Nanaimo resident Robert Fuller wants councillors to consider a new bylaw to deal with the absence of elected officials from council meetings.

Nanaimo city council agreed Monday to get a staff report on council remuneration related to attendance, after Fuller asked council to consider attaching a bylaw to the remuneration policy on the issue of absence from council meetings.

Under the B.C. Community Charter, elected officials can be disqualified from office if they miss 60 consecutive days or four regularly scheduled council meetings, whichever is longer, although the rule doesn’t apply if absence is due to illness or injury.

Fuller, who is Coun. Gord Fuller’s brother, said when one reads the Community Charter and Local Government Act, the takeaway can be that quite a bit of leeway is given before a council member or director can be disqualified from office.

“Without a specific bylaw, an unscrupulous elected official can certainly navigate through this section with virtually little impunity,” said Robert Fuller. “It’s not much of a stretch that a council member could, for example, attend two meetings, miss three, attend one meeting, miss two and so forth throughout their term in office with little to worry about.”

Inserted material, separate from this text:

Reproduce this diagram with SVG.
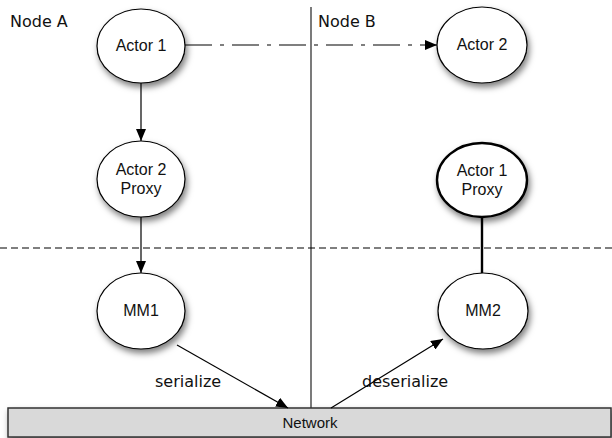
<svg xmlns="http://www.w3.org/2000/svg" width="612" height="438" viewBox="0 0 612 438">
  <style>
    .node { fill: #ffffff; stroke: #000000; stroke-width: 1.2; filter: url(#shadow); }
    .bold { stroke-width: 2.4; }
    .lbl { font-family: "Liberation Sans", Arial, sans-serif; font-size: 16px; fill: #111; text-anchor: middle; }
    .title { font-family: "DejaVu Sans", "Lucida Grande", sans-serif; font-size: 16px; fill: #111; }
    .edge { fill: none; stroke: #000; stroke-width: 1.2; }
    .thick { stroke-width: 2.4; }
  </style>
  <defs>
    <filter id="shadow" x="-30%" y="-30%" width="170%" height="170%">
      <feDropShadow dx="2" dy="4" stdDeviation="3" flood-color="#000" flood-opacity="0.5"/>
    </filter>
    <marker id="arrow" markerUnits="userSpaceOnUse" markerWidth="12" markerHeight="10" refX="12" refY="5" orient="auto">
      <path d="M0,0 L12,5 L0,10 z" fill="#000"/>
    </marker>
  </defs>
  <rect width="612" height="438" fill="#ffffff"/>

  <g id="partition">
    <line x1="311" y1="7" x2="311" y2="408" stroke="#333" stroke-width="1.3"/>
    <line x1="0" y1="248" x2="612" y2="248" stroke="#000" stroke-width="1.2" stroke-dasharray="7 4"/>
  </g>

  <g id="labels">
    <text class="title" x="10" y="27">Node A</text>
    <text class="title" x="318" y="27">Node B</text>
    <text class="title" x="155" y="387">serialize</text>
    <text class="title" x="362" y="387">deserialize</text>
  </g>

  <g id="network">
    <rect x="8" y="408" width="603" height="29" fill="#d9d9d9" stroke="#333" stroke-width="1.5" filter="url(#shadow)"/>
    <text class="lbl" x="310" y="428" style="font-size:15px">Network</text>
  </g>

  <g id="connectors">
    <path class="edge" d="M185,45 H437" stroke-dasharray="27 8 4 8" marker-end="url(#arrow)"/>
    <path class="edge" d="M141,83 V141" marker-end="url(#arrow)"/>
    <path class="edge" d="M141,217 V273" marker-end="url(#arrow)"/>
    <path class="edge thick" d="M482,217 V273"/>
    <path class="edge" d="M177,345 L288,408" marker-end="url(#arrow)"/>
    <path class="edge" d="M331,408 L443,339" marker-end="url(#arrow)"/>
  </g>

  <g id="actor1">
    <ellipse class="node" cx="141" cy="46" rx="44" ry="37"/>
    <text class="lbl" x="141" y="51">Actor 1</text>
  </g>
  <g id="actor2">
    <ellipse class="node" cx="482" cy="45" rx="45" ry="38"/>
    <text class="lbl" x="482" y="50">Actor 2</text>
  </g>
  <g id="actor2proxy">
    <ellipse class="node" cx="141" cy="179" rx="44" ry="38"/>
    <text class="lbl" x="141" y="175">Actor 2</text>
    <text class="lbl" x="141" y="194">Proxy</text>
  </g>
  <g id="actor1proxy">
    <ellipse class="node bold" cx="482" cy="180" rx="45" ry="37"/>
    <text class="lbl" x="482" y="176">Actor 1</text>
    <text class="lbl" x="482" y="195">Proxy</text>
  </g>
  <g id="mm1">
    <ellipse class="node" cx="141" cy="311" rx="44" ry="38"/>
    <text class="lbl" x="141" y="316">MM1</text>
  </g>
  <g id="mm2">
    <ellipse class="node" cx="483" cy="311" rx="45" ry="38"/>
    <text class="lbl" x="483" y="316">MM2</text>
  </g>
</svg>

Fuller said it’s the expectation of the electorate that all members of council attend all meetings, engage in matters concerning the city and gather the appropriate information to guide the city. When any member of council neglects their duty, it is not only the elector and taxpayers that are robbed of accountability, but the city itself, he said.

He asked council to consider a bylaw, in the interest of accountability, responsibility for one’s actions and fiscal prudence, so “this transgression of councillors’ responsibility might carry forth in the air of accountability to the electorate.”

Coun. Bill Bestwick made the motion for a staff report.